Well, alright, then. This interview has succeeded in making me feel like my IQ has dropped a few points, but the ratings are soaring. I can see myself catapulting into fame even greater than the C.E.O. of ESPN 8: The Ocho.
Our referee for the evening is Bernie Sanders. In return for his participation, we’ve promised him a little financial support for his 2024 presidential bid. He’s promised that Wall Street will pay for whichever candidate is injured. It’s a green deal.
We’ve placed Nancy Pelosi live in one corner of the screen: she’s busy tearing up mail-in ballots one by one in dramatic fashion. In the other corner we have a live feed of Mitch McConnell sitting in front of all the awards he’s won from stopping the legalization of the Devil’s lettuce.
The bell rings. The fight is on.
It’s awkward, to say the least, having to stay six-feet apart to observe social distancing guidelines.
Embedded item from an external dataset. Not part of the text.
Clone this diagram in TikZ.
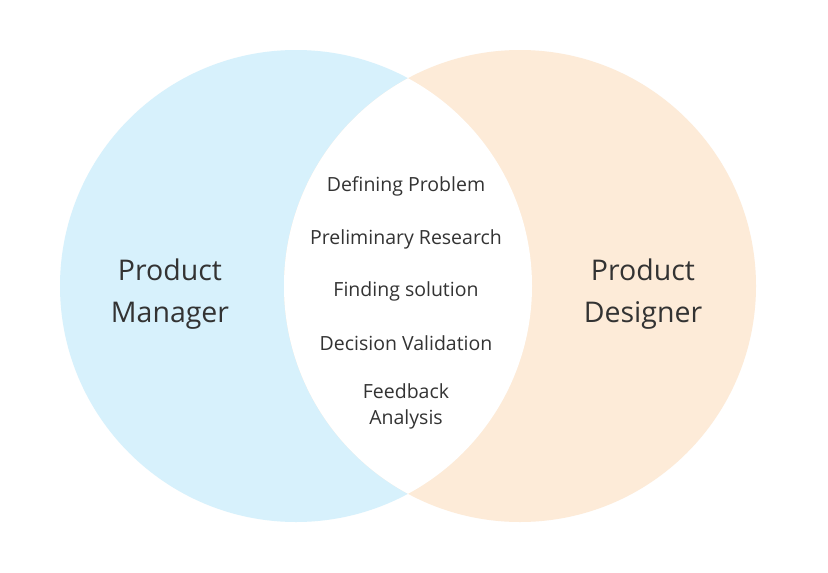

Trump has no mask on, and Biden keeps calling for a foul every time Trump sticks his toe over the painted lines. Bernie, busy trying to explain how to fund college for all, doesn’t notice as Rudy Giuliani sneaks out from under the ring with a chair and hits Biden across the back with it. Trump goes in to drop the rich white man elbow on Biden’s dazed life form, but here’s Kamala Harris out of nowhere with a subpoena! Frantic, Trump orders one of his aids to take care of it, but he’s forgotten he’s fired them all. Pence coming to the rescue by kneeling in the middle of the ring and beginning to pray. Out of respect everyone bows their heads, but viewers at home can see them sneaking peeks at each other and snickering.
In a surprising turn, we’re watching a man in DNC Staff shirt clocking Bernie in the back of the head with a steel chair! Everyone in the country is watching now. I look over at Skylar who is fucking Leo-Capricorn on the futon. He misses everything.
Al Gore and George W. have just now come running into the ring. Gore, screaming that no one could be watching this match without his invention, has been actively trying to get a rematch in the ring with W. “Revenge of the Hanging Chad” is what he’s been trying to bill it as. Meanwhile, George has scurried under the ring looking for Sadam’s nuclear weapons. He swears they’re under there.
Chris Christie, Ocasio-Cortez, Cory Booker, Schumer, Lindsay Graham, and other mainstream politicians are now jumping into the ring. This has become a real political rumble. It looks like we’re the highest-rated broadcast in history.
Wait a second, folks. It looks like we’re witnessing a nuclear explosion! George must have found those bombs after all.
The dust is settling. No one is left.
I look over at Skylar, smoking a post-coitus cig through his Under Armour mask. Now he really is the president of the United States.
This PDSN broadcast has been brought to you by Corona: Not the virus, it wasn’t us, it was all Bud Light.